To intervene or to benignly neglect, that is the question

It will purge the rottenness out of the system. High costs of living
and high living will come down. People will work harder, live a moral
life. Values will be adjusted, and enterprising people will pickup the
wrecks from less competent people.

Secretary of the Treasury Andrew Mellon, commenting on the panic of

Wow, that worked out well. I've been hearing a lot of the same sentiment recently, but mostly from the other side of the isle (Mellon was a Republican). The argument goes, why should the government bail out all of these hedge funds for taking on too much risk? While such arguments appeal to my sense of justice, they seem to forget the fact that many more people will be hurt if the Federal Reserve doesn't step up and provide some help.

Quoting Kindleberger in "Manias, Panics and Crashes":

...while it is desirable to purge the system of bubbles and manic
investments there is the risk that a deflationary panic would spread and wipe out sound investments by the non-speculators who would not be able to obtain the credit they need to survive.

All I can say is that I wouldn't want to be in Ben Bernanke's shoes right now.

On a related note, there is one critical advantage that a Fed policy of benign neglect might bring that I think most people have forgotten.
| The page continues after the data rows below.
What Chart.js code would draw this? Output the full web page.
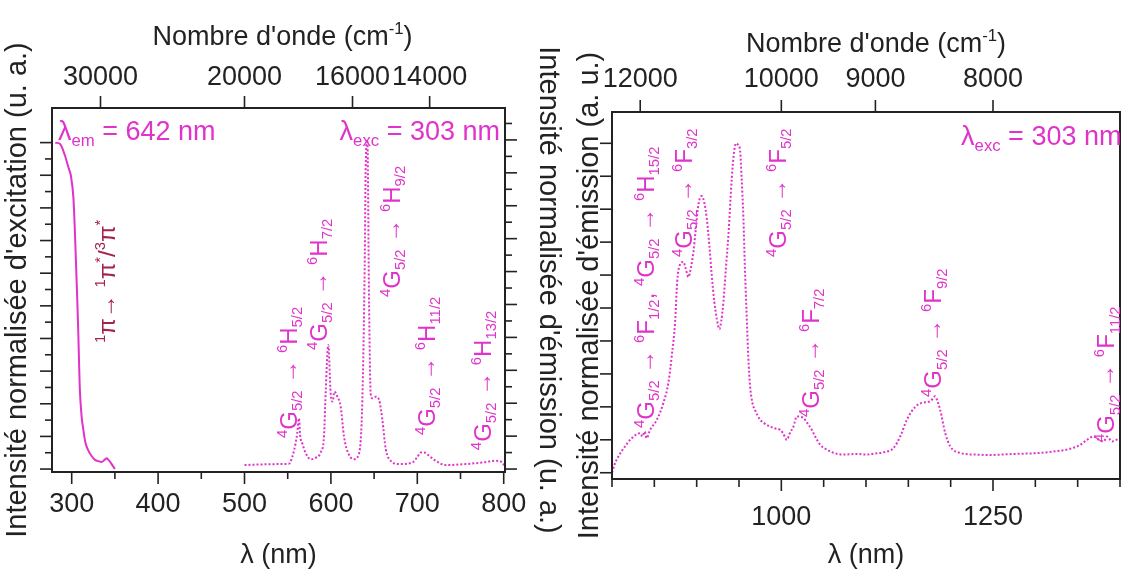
<!DOCTYPE html>
<html lang="fr">
<head>
<meta charset="UTF-8">
<title>Excitation / émission</title>
<script src="https://cdn.jsdelivr.net/npm/chart.js"></script>
<style>
  body { margin: 0; background: #fff; }
  #wrap { position: relative; width: 1124px; height: 569px; background: #fff; }
  #left { position: absolute; left: 0; top: 0; }
  #right { position: absolute; left: 565px; top: 0; }
</style>
</head>
<body>
<div id="wrap">
  <canvas id="left" width="565" height="569"></canvas>
  <canvas id="right" width="559" height="569"></canvas>
</div>
<script>
// --- data ---
// excitation spectrum (solid), lambda_em = 642 nm
const excWl  = [281, 286.5, 292, 296, 299, 302, 305, 307.5, 309.5, 311.5, 313.5, 316, 319, 323, 327, 331, 335, 338, 340.5, 342.5, 344.5, 347, 350];
const excInt = [1.0, 0.996, 0.962, 0.926, 0.9, 0.83, 0.63, 0.43, 0.24, 0.16, 0.12, 0.08, 0.058, 0.04, 0.028, 0.024, 0.022, 0.028, 0.033, 0.028, 0.022, 0.012, 0.0];

// visible emission (dotted), lambda_exc = 303 nm
const visWl  = [500, 520, 540, 551.5, 555.3, 559.1, 561, 563, 564.5, 566.9, 570.7, 576.5, 582.3, 588.1, 592, 593.9, 597, 599.7, 602, 604, 607.5, 611.3, 615.2, 621, 626.8, 632.6, 636.4, 639.1, 640.3, 642.2, 644.2, 646, 648, 652, 655.8, 659.6, 663.5, 669.3, 679, 694.4, 700.2, 704, 708, 713.7, 721.4, 733, 756, 775.6, 790.7, 798.6, 800.6];
const visInt = [0.012, 0.014, 0.015, 0.016, 0.037, 0.078, 0.109, 0.154, 0.1, 0.078, 0.049, 0.03, 0.034, 0.05, 0.1, 0.23, 0.377, 0.23, 0.205, 0.235, 0.22, 0.19, 0.098, 0.043, 0.03, 0.048, 0.21, 0.615, 0.92, 1.0, 0.5, 0.23, 0.215, 0.22, 0.21, 0.149, 0.06, 0.025, 0.015, 0.02, 0.037, 0.05, 0.05, 0.04, 0.025, 0.012, 0.015, 0.02, 0.025, 0.02, 0.01];

// near-IR emission (dotted), lambda_exc = 303 nm
const nirWl  = [800, 803, 807.5, 815.4, 823.3, 833, 836, 838.5, 841, 845, 852.8, 860.7, 866.6, 870.6, 874.5, 877, 880, 884.3, 887, 890.2, 893, 896.1, 899, 902, 906, 909, 911.9, 915, 917.8, 920.8, 923.8, 926.9, 929, 931.6, 934.5, 937.5, 941.5, 944, 946.6, 949, 951.3, 953, 955.2, 957, 959.2, 961, 963.1, 966, 969, 974.9, 980, 986.8, 992, 998.6, 1002, 1006.5, 1010, 1014.3, 1018.3, 1022, 1026.2, 1031, 1036, 1041, 1045.9, 1053.8, 1065, 1073.4, 1080, 1089.2, 1100, 1110, 1120.7, 1132.5, 1140.4, 1148.3, 1158.2, 1166, 1175.9, 1181.8, 1184, 1187.7, 1193.6, 1199.5, 1211.3, 1230, 1246.8, 1266, 1286.2, 1305, 1325.6, 1340, 1353.2, 1361.1, 1369, 1375, 1380.7, 1384.7, 1390.6, 1395, 1400];
const nirInt = [0.0, 0.025, 0.049, 0.08, 0.105, 0.12, 0.11, 0.125, 0.105, 0.13, 0.16, 0.212, 0.273, 0.355, 0.457, 0.58, 0.63, 0.64, 0.62, 0.594, 0.62, 0.67, 0.74, 0.813, 0.84, 0.82, 0.773, 0.69, 0.6, 0.52, 0.467, 0.436, 0.46, 0.518, 0.62, 0.722, 0.895, 0.97, 1.0, 0.995, 0.977, 0.9, 0.773, 0.62, 0.467, 0.35, 0.263, 0.21, 0.19, 0.161, 0.15, 0.14, 0.135, 0.13, 0.12, 0.1, 0.12, 0.14, 0.171, 0.17, 0.166, 0.15, 0.13, 0.105, 0.085, 0.07, 0.058, 0.055, 0.056, 0.057, 0.055, 0.058, 0.062, 0.075, 0.11, 0.161, 0.2, 0.212, 0.217, 0.232, 0.22, 0.19, 0.12, 0.08, 0.06, 0.055, 0.054, 0.056, 0.058, 0.06, 0.066, 0.072, 0.085, 0.1, 0.11, 0.1, 0.095, 0.11, 0.095, 0.1, 0.1];

// axis ticks
const leftBottomTicks  = [300, 400, 500, 600, 700, 800];
const leftTopTicks     = [30000, 20000, 16000, 14000];   // cm-1
const rightBottomTicks = [1000, 1250];
const rightTopTicks    = [12000, 10000, 9000, 8000];     // cm-1

// texts
const leftAxisTitle   = "Intensité normalisée d'excitation (u. a.)";
const left2AxisTitle  = "Intensité normalisée d'émission (u. a.)";
const rightAxisTitle  = "Intensité normalisée d'émission (a. u.)";
const xAxisTitle      = 'λ (nm)';
const topAxisTitle    = "Nombre d'onde (cm^{-1})";
const emLabel         = 'λ_{em} = 642 nm';
const excLabel        = 'λ_{exc} = 303 nm';
const piLabel         = '^{1}π→ ^{1}π^{*}/^{3}π^{*}';
const leftTransitions = ['^{4}G_{5/2} → ^{6}H_{5/2}', '^{4}G_{5/2} → ^{6}H_{7/2}', '^{4}G_{5/2} → ^{6}H_{9/2}',
                         '^{4}G_{5/2} → ^{6}H_{11/2}', '^{4}G_{5/2} → ^{6}H_{13/2}'];
const rightTransitions = ['^{4}G_{5/2} → ^{6}F_{1/2}, ^{4}G_{5/2} → ^{6}H_{15/2}', '^{4}G_{5/2} → ^{6}F_{3/2}',
                          '^{4}G_{5/2} → ^{6}F_{5/2}', '^{4}G_{5/2} → ^{6}F_{7/2}', '^{4}G_{5/2} → ^{6}F_{9/2}',
                          '^{4}G_{5/2} → ^{6}F_{11/2}'];

const MAGENTA = '#e033c9';
const DARKRED = '#a3234f';
const INK = '#222';
const FONT = "'Liberation Sans', Arial, sans-serif";

Chart.defaults.font.family = FONT;
Chart.defaults.color = INK;

function steps(from, to, step) {
  const out = [];
  for (let v = from; v <= to + 1e-9; v += step) out.push(Math.round(v * 1000) / 1000);
  return out;
}
const xy = (xs, ys) => xs.map((x, i) => ({ x, y: ys[i] }));

// text with ^{sup} and _{sub}
function parseRich(str) {
  const parts = [];
  const re = /([\^_])\{([^}]*)\}|([^\^_]+)/g;
  let m;
  while ((m = re.exec(str))) {
    if (m[1]) parts.push({ t: m[2], k: m[1] === '^' ? 'sup' : 'sub' });
    else parts.push({ t: m[3], k: '' });
  }
  return parts;
}
function drawRich(ctx, str, x, y, size, color, rotate, align) {
  const parts = parseRich(str);
  ctx.save();
  ctx.translate(x, y);
  if (rotate) ctx.rotate(-Math.PI / 2);
  ctx.fillStyle = color;
  ctx.textBaseline = 'alphabetic';
  ctx.textAlign = 'left';
  let total = 0;
  parts.forEach(p => {
    p.size = p.k ? size * 0.62 : size;
    p.dy = p.k === 'sup' ? -size * 0.42 : p.k === 'sub' ? size * 0.22 : 0;
    ctx.font = p.size + 'px ' + FONT;
    p.w = ctx.measureText(p.t).width;
    total += p.w;
  });
  let cx = align === 'right' ? -total : align === 'center' ? -total / 2 : 0;
  parts.forEach(p => {
    ctx.font = p.size + 'px ' + FONT;
    ctx.fillText(p.t, cx, p.dy);
    cx += p.w;
  });
  ctx.restore();
}

// frame + outward tick marks
const framePlugin = {
  id: 'frame',
  afterDraw(chart, args, opts) {
    const { ctx, chartArea: a } = chart;
    ctx.save();
    ctx.strokeStyle = INK;
    ctx.lineWidth = 2;
    ctx.strokeRect(a.left, a.top, a.right - a.left, a.bottom - a.top);
    ctx.lineWidth = 1.6;
    (opts.marks || []).forEach(m => {
      const s = chart.scales[m.axis];
      m.values.forEach(v => {
        const p = s.getPixelForValue(v);
        ctx.beginPath();
        if (s.position === 'bottom') { ctx.moveTo(p, a.bottom); ctx.lineTo(p, a.bottom + m.len); }
        else if (s.position === 'top') { ctx.moveTo(p, a.top); ctx.lineTo(p, a.top - m.len); }
        else if (s.position === 'left') { ctx.moveTo(a.left, p); ctx.lineTo(a.left - m.len, p); }
        else { ctx.moveTo(a.right, p); ctx.lineTo(a.right + m.len, p); }
        ctx.stroke();
      });
    });
    ctx.restore();
  }
};

// labels anchored in data coordinates
const labelPlugin = {
  id: 'richLabels',
  afterDraw(chart, args, opts) {
    const { ctx, chartArea: a } = chart;
    (opts.items || []).forEach(it => {
      const x = chart.scales[it.xAxis || 'x'].getPixelForValue(it.x);
      const y = chart.scales[it.yAxis || 'y'].getPixelForValue(it.y);
      drawRich(ctx, it.text, x, y, it.size, it.color, it.rotate, it.align);
    });
    if (opts.topTitle) {
      const t = opts.topTitle;
      drawRich(ctx, t.text, (a.left + a.right) / 2 + t.dx, t.baseline, t.size, INK, false, 'center');
    }
  }
};

function baseScale(extra) {
  return Object.assign({
    type: 'linear',
    grid: { display: false, drawTicks: false },
    border: { display: false }
  }, extra);
}
function wavenumberScale(min, max, labels, pad, height) {
  return baseScale({
    position: 'top', min, max,
    afterBuildTicks: s => { s.ticks = labels.map(w => ({ value: 1e7 / w })); },
    ticks: { font: { size: 27 }, color: INK, padding: pad, maxRotation: 0, autoSkip: false,
             callback: (v, i) => String(labels[i]) },
    afterFit: s => { s.height = height; }
  });
}
function lambdaScale(min, max, labels, pad, height, titlePad) {
  return baseScale({
    position: 'bottom', min, max,
    afterBuildTicks: s => { s.ticks = labels.map(v => ({ value: v })); },
    ticks: { font: { size: 27 }, color: INK, padding: pad, maxRotation: 0, autoSkip: false,
             callback: v => String(v) },
    title: { display: true, text: xAxisTitle, color: INK, font: { size: 27, lineHeight: 1 },
             padding: { top: titlePad, bottom: 0 } },
    afterFit: s => { s.height = height; }
  });
}
function intensityScale(position, min, max, title, titlePad, width) {
  return baseScale({
    position, min, max,
    ticks: { display: false },
    title: { display: true, text: title, color: INK, font: { size: 29, lineHeight: 1 },
             padding: { top: titlePad, bottom: 0 } },
    afterFit: s => { s.width = width; }
  });
}

const dotted = { borderColor: MAGENTA, borderWidth: 2, borderDash: [2, 2], pointRadius: 0,
                 showLine: true, cubicInterpolationMode: 'monotone' };

// ---------- left panel: excitation + visible emission ----------
new Chart(document.getElementById('left'), {
  type: 'scatter',
  data: {
    datasets: [
      { label: 'Excitation', data: xy(excWl, excInt), xAxisID: 'x', yAxisID: 'y',
        borderColor: MAGENTA, borderWidth: 2, pointRadius: 0, showLine: true, tension: 0.3 },
      Object.assign({ label: 'Émission', data: xy(visWl, visInt), xAxisID: 'x', yAxisID: 'y2' }, dotted)
    ]
  },
  options: {
    responsive: false,
    animation: false,
    layout: { padding: 0 },
    plugins: {
      legend: { display: false },
      tooltip: { enabled: false },
      frame: {
        marks: [
          { axis: 'x', values: steps(300, 800, 100), len: 12 },
          { axis: 'x', values: steps(350, 750, 100), len: 7 },
          { axis: 'xTop', values: leftTopTicks.map(w => 1e7 / w), len: 12 },
          { axis: 'y', values: steps(0, 1, 0.1), len: 12 },
          { axis: 'y', values: steps(0.05, 0.95, 0.1), len: 7 },
          { axis: 'y2', values: steps(0, 1, 0.1), len: 12 },
          { axis: 'y2', values: steps(0.05, 1.05, 0.1), len: 7 }
        ]
      },
      richLabels: {
        topTitle: { text: topAxisTitle, dx: 4, baseline: 45, size: 27 },
        items: [
          { text: emLabel, x: 284.1, y: 1.008, size: 27, color: MAGENTA },
          { text: excLabel, x: 795.7, y: 1.008, size: 27, color: MAGENTA, align: 'right' },
          { text: piLabel, x: 350.1, y: 0.386, size: 24, color: DARKRED, rotate: true },
          { text: leftTransitions[0], x: 560.8, y: 0.095, size: 24, color: MAGENTA, rotate: true },
          { text: leftTransitions[1], x: 595.5, y: 0.365, size: 24, color: MAGENTA, rotate: true },
          { text: leftTransitions[2], x: 680.0, y: 0.527, size: 24, color: MAGENTA, rotate: true },
          { text: leftTransitions[3], x: 720.5, y: 0.104, size: 24, color: MAGENTA, rotate: true },
          { text: leftTransitions[4], x: 785.3, y: 0.058, size: 24, color: MAGENTA, rotate: true }
        ]
      }
    },
    scales: {
      x: lambdaScale(277.2, 801.5, leftBottomTicks, 16.8, 97, 2.5),
      xTop: wavenumberScale(277.2, 801.5, leftTopTicks, 13.8, 108),
      y: intensityScale('left', -0.009, 1.106, leftAxisTitle, 3.5, 52),
      y2: intensityScale('right', -0.009, 1.097, left2AxisTitle, 2.5, 60)
    }
  },
  plugins: [framePlugin, labelPlugin]
});

// ---------- right panel: near-IR emission ----------
new Chart(document.getElementById('right'), {
  type: 'scatter',
  data: {
    datasets: [
      Object.assign({ label: 'Émission NIR', data: xy(nirWl, nirInt), xAxisID: 'x', yAxisID: 'y' }, dotted)
    ]
  },
  options: {
    responsive: false,
    animation: false,
    layout: { padding: { right: 4 } },
    plugins: {
      legend: { display: false },
      tooltip: { enabled: false },
      frame: {
        marks: [
          { axis: 'x', values: rightBottomTicks, len: 12 },
          { axis: 'x', values: steps(800, 1400, 50).filter(v => !rightBottomTicks.includes(v)), len: 8 },
          { axis: 'xTop', values: rightTopTicks.map(w => 1e7 / w), len: 12 },
          { axis: 'y', values: steps(0, 1, 0.1), len: 12 }
        ]
      },
      richLabels: {
        topTitle: { text: topAxisTitle, dx: 10, baseline: 52, size: 27 },
        items: [
          { text: excLabel, x: 1401.7, y: 0.995, size: 27, color: MAGENTA, align: 'right' },
          { text: rightTransitions[0], x: 849.6, y: 0.136, size: 24, color: MAGENTA, rotate: true },
          { text: rightTransitions[1], x: 894.6, y: 0.655, size: 24, color: MAGENTA, rotate: true },
          { text: rightTransitions[2], x: 1005.7, y: 0.655, size: 24, color: MAGENTA, rotate: true },
          { text: rightTransitions[3], x: 1044.7, y: 0.169, size: 24, color: MAGENTA, rotate: true },
          { text: rightTransitions[4], x: 1188.9, y: 0.23, size: 24, color: MAGENTA, rotate: true },
          { text: rightTransitions[5], x: 1393.4, y: 0.093, size: 24, color: MAGENTA, rotate: true }
        ]
      }
    },
    scales: {
      x: lambdaScale(800, 1400, rightBottomTicks, 22.8, 90, 0),
      xTop: wavenumberScale(800, 1400, rightTopTicks, 15.8, 112),
      y: intensityScale('left', -0.019, 1.095, rightAxisTitle, 10.5, 47)
    }
  },
  plugins: [framePlugin, labelPlugin]
});
</script>
</body>
</html>
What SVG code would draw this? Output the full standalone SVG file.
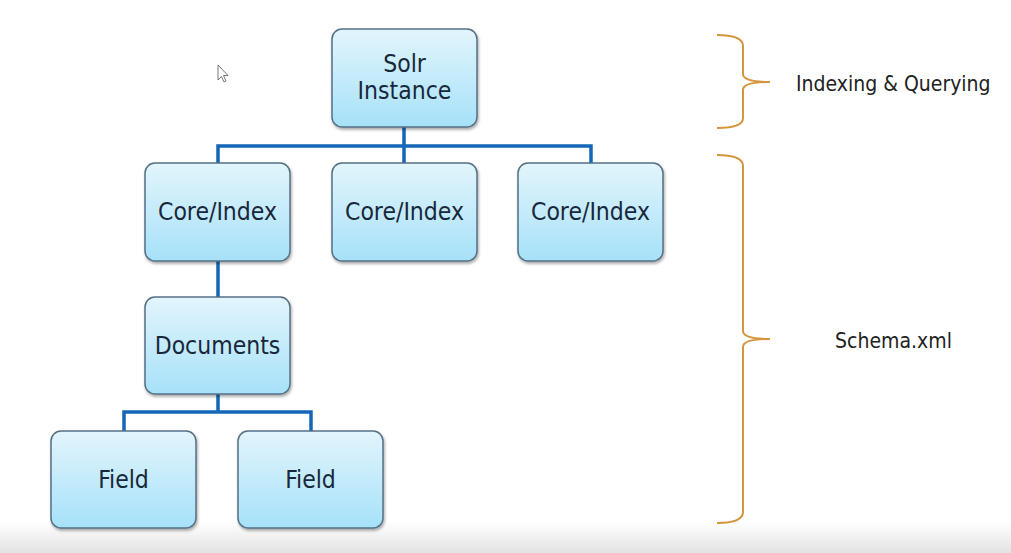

It goes nicely with the arguments of Mr. Mellon. With a little pain and suffering comes excellent rock and roll! Just think of it. What was the last band that mattered? We have to go back to the last housing market downturn in the early 90's when grunge took over the world. While there have been some good bands since then, no band has struck a chord with the country's state of mind as did Nirvana. A recession would probably purge the country's obsession with celebrities as well.